Verder zou de Doornenkroning (Londen) geen authentiek Bosch-werk zijn. Het Narrenschip (Parijs) stelt geen narrenschip voor: er zit maar één nar aan de mast en hij heeft geen rechtstreeks contact met de pretmakers in de boot. De prent van Hiëronymus Cock uit 1559 (pretmakers in een ‘blauwe schuit’) zou Gerlach een Sotternije van Sint-Franciscus en Sinte-Clara willen noemen.

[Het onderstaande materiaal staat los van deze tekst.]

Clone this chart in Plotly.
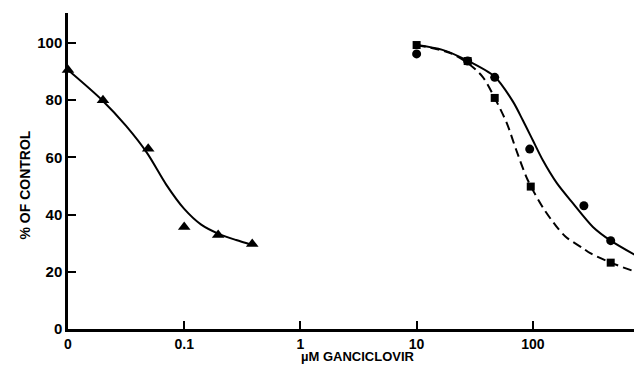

Op de zogenaamde Bruiloft te Kana (Rotterdam) vinden we slechts reminiscenties aan het bijbelse gebeuren terug: de aanwezigheid van Jezus en Maria en een man met zes stenen kruiken (zie het Johannes-evangelie). Het wonder zelf van de verandering van water in wijn is echter volkomen zoek. De kleine kinderbisschop en de zilveren schalen van de stadsloterij van 1506 duiden op een gebeuren in het Bossche milieu. De zwaan wijst in de richting van een bruiloft van een lid van de Zwanenbroederschap, waarbij behalve de familieleden ook twee geestelijken (herkenbaar aan de stola die ze dragen) aanwezig zijn.
Het middenpaneel van de Tuin der Lusten ten slotte zou het paradijselijk leven van de mensheid vóór de Zondeval uitbeelden.